After a few more times, I will believe that I am 'really something'... I see it all the time, and saw it in myself, as well. And unfortunately, in the sick realm of his or her addiction all the 'positive self-esteem' stuff of Rav Twerski avail an addict zero, really. Thinking we are 'really something' means one thing: EGO: E dging G-d O ut. Period.

A normal person can afford that, but many addicts agree that they cannot. We need to remember exactly who we are and what we are prone to. The first step (of the 12) is not done once - it is an awareness that saves us again and again from death.

When we surrender in our hearts and share that surrender with another (safe) person, it is really hard to consider ourselves heroes . After all, my thoughts (if I am really being honest and open about them) are occasionally quite immature, perverted, and goofy. And my recovery buddy knows all about it! He surely doesn't look down on me for my thoughts, cuz he understands his own addiction and how even men and women of great quality - even great rabbonim, good fathers, and courageous people - are quite pathetic in addiction. I know a lot of great talmidei chachomin, lawyers, and doctors - all addicts like me - whose brains can come up with the silliest and most dangerous ideas when a woman with the right 'accouterments' talks nicely to them, or when they are alone at the office with an unfiltered computer (or book)... or whatever. Willpower will not protect them forever - hence, they are guaranteed to fail - they are powerless and admit it freely.

But it's nothing to be ashamed of, really. It's just the truth about us! Hey - my body will eventually die, slowly rot, and smell horrible - people will run from it. Not a pleasant thing to think about, so we don't. And that's normal. But with addiction, if we choose to allow our shame to guide us we'll never share it and surely self-destruct. We make philosophical and religious excuses for keeping it private - it's all really just shame of our own 'stink'.

Addicts in recovery know better.

So we share it with another person rather than just privately give up our 'right' to it and ask Hashem to save us from the pain/regret. We tell them all about it. There is no shame left when it comes down to saving my life, thank-you. We all know what happens to the guy who has a heart attack R"l in the bathroom and is too shamed to call for help because he hasn't wiped himself yet... (sorry)

It helps keep me right-sized in my own mind and heart when I know that other people are fully aware of the depth of craziness that my addict mind is capable of. And right-sizedness is perhaps the greatest 'sobriety insurance' in the world.

Humility in action, not just in words. Talk is certainly cheap. But talking out our insides to another is precious, precious, precious!
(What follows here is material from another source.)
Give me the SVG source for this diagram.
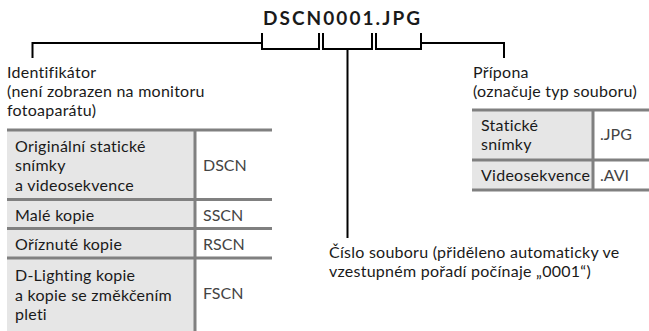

Let's come out - and stay out - of the shadows.

 

GYE adds: Hashgacha made me stumble on this piece from the Rambam:

The Rambam (Maimonides, Mishnah Torah, "Laws of Repentance", 10,3) writes: "What is the proper love that we must have for G-d? It is to love G-d with an exceedingly great and intensely powerful love until the individual is constantly enraptured by it; he must be stricken like a lovesick person, whose mind is at no time free from his passion for a particular woman, with the thought of her filling his heart at all times, whether he be sitting down or rising up, whether he be eating or drinking. Even more intense should the love of G-d be in the hearts of those who love Him, and this love should constantly absorb him, as we are commanded to love the Lord "with all your heart and with all your soul." Solomon expressed this allegorically in the verse, "for I am sick with love." (Song of Songs, 2:5) Indeed, the entire Song of Songs is an allegorical description of this love.